# Aim
Each line below should be retyped exactly, with no pictures.

# Recorded data
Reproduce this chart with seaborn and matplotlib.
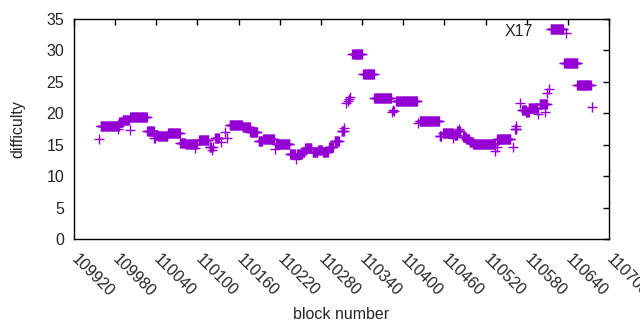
import pandas as pd
import matplotlib
matplotlib.use("Agg")
import matplotlib.pyplot as plt
import seaborn as sns

# difficulty per block, stored as runs of consecutive blocks
# (first block, last block, difficulty)
run_first = [109957, 109959, 109979, 109984, 109986, 109991, 110001, 110002, 110027, 110037,
             110039, 110042, 110057, 110075, 110083, 110097, 110102, 110118, 110121, 110122,
             110126, 110135, 110140, 110143, 110147, 110166, 110177, 110189, 110196, 110213,
             110215, 110235, 110243, 110245, 110253, 110257, 110268, 110276, 110283, 110292,
             110300, 110310, 110314, 110317, 110319, 110321, 110323, 110326, 110342, 110358,
             110384, 110385, 110386, 110390, 110422, 110424, 110453, 110458, 110473, 110475,
             110479, 110481, 110487, 110492, 110497, 110502, 110534, 110536, 110537, 110560,
             110563, 110564, 110570, 110573, 110579, 110583, 110596, 110599, 110607, 110610,
             110613, 110615, 110638, 110635, 110654, 110675]
run_last = [109957, 109978, 109985, 109984, 109990, 110000, 110001, 110026, 110036, 110038,
            110041, 110056, 110074, 110082, 110099, 110097, 110116, 110120, 110121, 110122,
            110131, 110135, 110140, 110143, 110165, 110176, 110187, 110194, 110211, 110213,
            110234, 110242, 110243, 110252, 110256, 110266, 110275, 110281, 110290, 110297,
            110306, 110313, 110314, 110317, 110319, 110321, 110323, 110340, 110357, 110382,
            110384, 110385, 110386, 110420, 110422, 110452, 110455, 110472, 110473, 110478,
            110483, 110481, 110491, 110496, 110501, 110534, 110534, 110536, 110556, 110560,
            110565, 110564, 110570, 110579, 110583, 110595, 110596, 110609, 110607, 110610,
            110613, 110633, 110638, 110654, 110673, 110675]
run_difficulty = [15.9, 17.9, 18.0, 17.5, 18.55, 18.9, 17.3, 19.4, 17.15, 16.0,
                  16.5, 16.4, 16.8, 15.2, 15.05, 14.5, 15.75, 14.7, 14.2, 14.6,
                  16.0, 15.5, 17.1, 16.0, 18.1, 17.8, 17.0, 15.6, 15.9, 14.3,
                  15.1, 13.6, 12.8, 13.6, 13.9, 14.5, 13.9, 14.2, 13.9, 14.7,
                  15.6, 17.2, 17.6, 21.6, 21.9, 22.2, 22.6, 29.5, 26.2, 22.4,
                  20.2, 20.6, 20.4, 22.0, 18.4, 18.7, 16.4, 16.9, 16.1, 16.5,
                  17.2, 17.5, 16.3, 15.9, 15.5, 15.05, 14.0, 14.6, 15.9, 14.6,
                  17.45, 17.9, 21.7, 20.6, 20.25, 20.8, 19.9, 21.5, 20.25, 23.2,
                  23.8, 33.4, 32.8, 27.95, 24.45, 20.95]

x_ticks = [109920, 109980, 110040, 110100, 110160, 110220, 110280, 110340,
           110400, 110460, 110520, 110580, 110640, 110700]
y_ticks = [0, 5, 10, 15, 20, 25, 30, 35]

rows = []
for first, last, diff in zip(run_first, run_last, run_difficulty):
    for block in range(first, last + 1):
        rows.append((block, diff))
df = pd.DataFrame(rows, columns=['block', 'difficulty'])

sns.set_style('white')
plt.rcParams['font.family'] = ['Liberation Sans', 'DejaVu Sans']
fs = 11.5

fig, ax = plt.subplots(figsize=(6.4, 3.3), dpi=100)
fig.subplots_adjust(left=0.1156, right=0.9516, bottom=0.2758, top=0.9424)

sns.scatterplot(data=df, x='block', y='difficulty', marker='+', color='#9400d3',
                s=44, linewidth=1, ax=ax, legend=False)

ax.set_xlim(109920, 110700)
ax.set_ylim(0, 35)
ax.set_xticks(x_ticks)
ax.set_yticks(y_ticks)
ax.set_xticklabels([str(t) for t in x_ticks], rotation=-45, ha='left', va='center',
                   rotation_mode='anchor', fontsize=fs)
ax.set_yticklabels([str(t) for t in y_ticks], fontsize=fs)
ax.tick_params(direction='in', length=4, width=1, top=True, right=True, color='black')
ax.tick_params(axis='x', pad=13)
ax.tick_params(axis='y', pad=7)
for sp in ax.spines.values():
    sp.set_color('black')
    sp.set_linewidth(1)

ax.set_xlabel('block number', fontsize=fs, va='center')
ax.set_ylabel('difficulty', fontsize=fs, va='center')
ax.xaxis.set_label_coords(0.5, -0.345)
ax.yaxis.set_label_coords(-0.1047, 0.5)
ax.text(0.858, 0.942, 'X17', transform=ax.transAxes, ha='right', va='center', fontsize=fs)

plt.savefig('out.png', dpi=100)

# Correct answer
Reproduce this chart with seaborn and matplotlib.
import pandas as pd
import matplotlib
matplotlib.use("Agg")
import matplotlib.pyplot as plt
import seaborn as sns

# difficulty per block, stored as runs of consecutive blocks
# (first block, last block, difficulty)
run_first = [109957, 109959, 109979, 109984, 109986, 109991, 110001, 110002, 110027, 110037,
             110039, 110042, 110057, 110075, 110083, 110097, 110102, 110118, 110121, 110122,
             110126, 110135, 110140, 110143, 110147, 110166, 110177, 110189, 110196, 110213,
             110215, 110235, 110243, 110245, 110253, 110257, 110268, 110276, 110283, 110292,
             110300, 110310, 110314, 110317, 110319, 110321, 110323, 110326, 110342, 110358,
             110384, 110385, 110386, 110390, 110422, 110424, 110453, 110458, 110473, 110475,
             110479, 110481, 110487, 110492, 110497, 110502, 110534, 110536, 110537, 110560,
             110563, 110564, 110570, 110573, 110579, 110583, 110596, 110599, 110607, 110610,
             110613, 110615, 110638, 110635, 110654, 110675]
run_last = [109957, 109978, 109985, 109984, 109990, 110000, 110001, 110026, 110036, 110038,
            110041, 110056, 110074, 110082, 110099, 110097, 110116, 110120, 110121, 110122,
            110131, 110135, 110140, 110143, 110165, 110176, 110187, 110194, 110211, 110213,
            110234, 110242, 110243, 110252, 110256, 110266, 110275, 110281, 110290, 110297,
            110306, 110313, 110314, 110317, 110319, 110321, 110323, 110340, 110357, 110382,
            110384, 110385, 110386, 110420, 110422, 110452, 110455, 110472, 110473, 110478,
            110483, 110481, 110491, 110496, 110501, 110534, 110534, 110536, 110556, 110560,
            110565, 110564, 110570, 110579, 110583, 110595, 110596, 110609, 110607, 110610,
            110613, 110633, 110638, 110654, 110673, 110675]
run_difficulty = [15.9, 17.9, 18.0, 17.5, 18.55, 18.9, 17.3, 19.4, 17.15, 16.0,
                  16.5, 16.4, 16.8, 15.2, 15.05, 14.5, 15.75, 14.7, 14.2, 14.6,
                  16.0, 15.5, 17.1, 16.0, 18.1, 17.8, 17.0, 15.6, 15.9, 14.3,
                  15.1, 13.6, 12.8, 13.6, 13.9, 14.5, 13.9, 14.2, 13.9, 14.7,
                  15.6, 17.2, 17.6, 21.6, 21.9, 22.2, 22.6, 29.5, 26.2, 22.4,
                  20.2, 20.6, 20.4, 22.0, 18.4, 18.7, 16.4, 16.9, 16.1, 16.5,
                  17.2, 17.5, 16.3, 15.9, 15.5, 15.05, 14.0, 14.6, 15.9, 14.6,
                  17.45, 17.9, 21.7, 20.6, 20.25, 20.8, 19.9, 21.5, 20.25, 23.2,
                  23.8, 33.4, 32.8, 27.95, 24.45, 20.95]

x_ticks = [109920, 109980, 110040, 110100, 110160, 110220, 110280, 110340,
           110400, 110460, 110520, 110580, 110640, 110700]
y_ticks = [0, 5, 10, 15, 20, 25, 30, 35]

rows = []
for first, last, diff in zip(run_first, run_last, run_difficulty):
    for block in range(first, last + 1):
        rows.append((block, diff))
df = pd.DataFrame(rows, columns=['block', 'difficulty'])

sns.set_style('white')
plt.rcParams['font.family'] = ['Liberation Sans', 'DejaVu Sans']
fs = 11.5

fig, ax = plt.subplots(figsize=(6.4, 3.3), dpi=100)
fig.subplots_adjust(left=0.1156, right=0.9516, bottom=0.2758, top=0.9424)

sns.scatterplot(data=df, x='block', y='difficulty', marker='+', color='#9400d3',
                s=44, linewidth=1, ax=ax, legend=False)

ax.set_xlim(109920, 110700)
ax.set_ylim(0, 35)
ax.set_xticks(x_ticks)
ax.set_yticks(y_ticks)
ax.set_xticklabels([str(t) for t in x_ticks], rotation=-45, ha='left', va='center',
                   rotation_mode='anchor', fontsize=fs)
ax.set_yticklabels([str(t) for t in y_ticks], fontsize=fs)
ax.tick_params(direction='in', length=4, width=1, top=True, right=True, color='black')
ax.tick_params(axis='x', pad=13)
ax.tick_params(axis='y', pad=7)
for sp in ax.spines.values():
    sp.set_color('black')
    sp.set_linewidth(1)

ax.set_xlabel('block number', fontsize=fs, va='center')
ax.set_ylabel('difficulty', fontsize=fs, va='center')
ax.xaxis.set_label_coords(0.5, -0.345)
ax.yaxis.set_label_coords(-0.1047, 0.5)
ax.text(0.858, 0.942, 'X17', transform=ax.transAxes, ha='right', va='center', fontsize=fs)

plt.savefig('out.png', dpi=100)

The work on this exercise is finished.